I received feedback recently on an article I wrote about lesbian breakups. I knew that it was going to touch some nerves … and it did.

Gay marriage is very new and it was a hard-fought battle to gain that right. By criticizing lesbian relationships, I am giving ammo to those who say that we shouldn’t be allowed to marry.

My feeling is that we should be able to be honest about our community and look at the flaws as well as looking at the positives.

Unfortunately, some in our society will look for any crack to denigrate those who they are opposed to. It is like the flack women take when they are either in positions of power or are doing work in a male-dominated field. They are expected to never show any weakness or humanness even, or that weakness will be attributed to their gender.

Men are rarely put under the same microscope.

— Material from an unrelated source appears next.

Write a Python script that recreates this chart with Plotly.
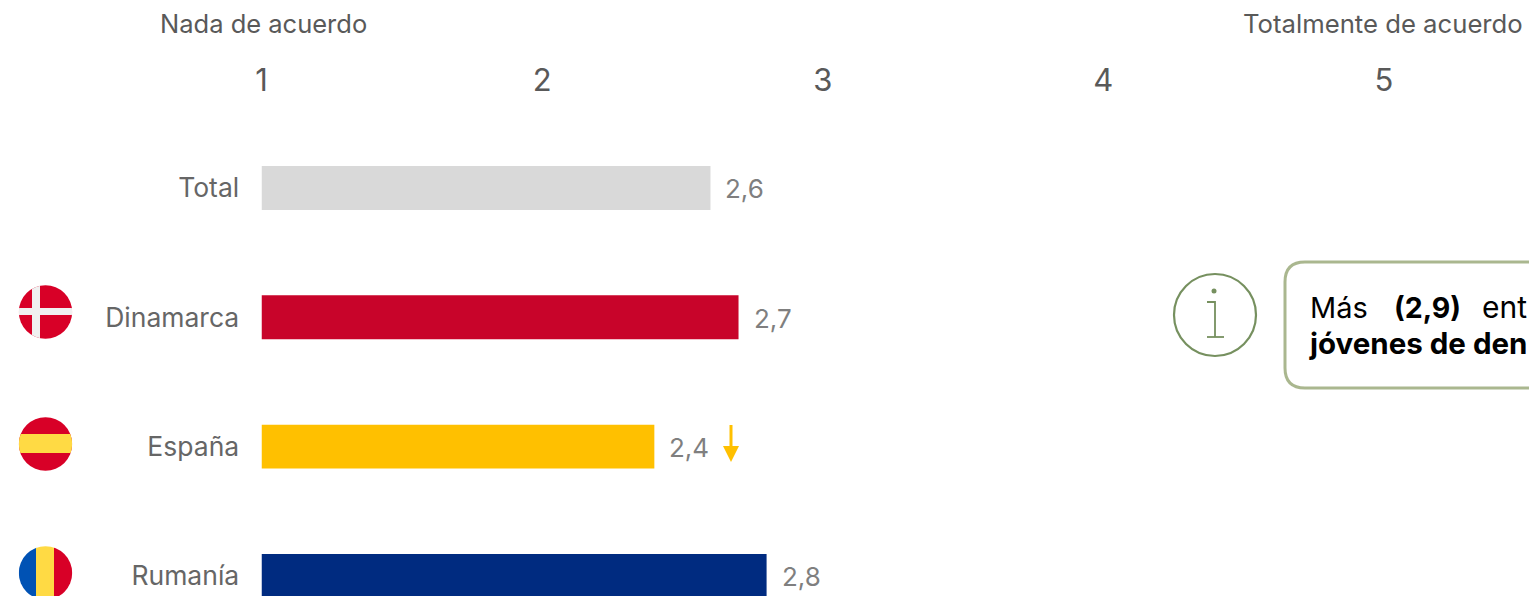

So it is with our community, too.

The people opposed to any sort of gay rights will look for any excuse to show that we shouldn’t be allowed the same rights as the rest of the population.

If I write a column that criticizes our community in any way, then I am giving these people ammunition. However, if the straight world thinks that they have marriage figured out, they need to go look at their own statistics before criticizing.

The divorce rate is high.

Marriage is a challenge regardless of whom you are married to. I should know about the challenges on both sides of the equation having been married on both sides. The challenges are unique in some aspects and very much the same in others.

Of course there are many gay relationships that last and are very successful over the long term. Longevity exists just as it does in straight marriages as well.

I think what I find unique about lesbian relationships is that if it isn’t working they move on. There is no dwelling in the relationship hoping that something will change. I think that is a good thing.

To define our community in terms of the straight community doesn’t make sense. There are no absolutes in anything.

No, all lesbian relationships do not end. There are many successful long-term unions.

I would hope that when we question aspects of our community it is taken in the context of questioning and not taken as an absolute truth.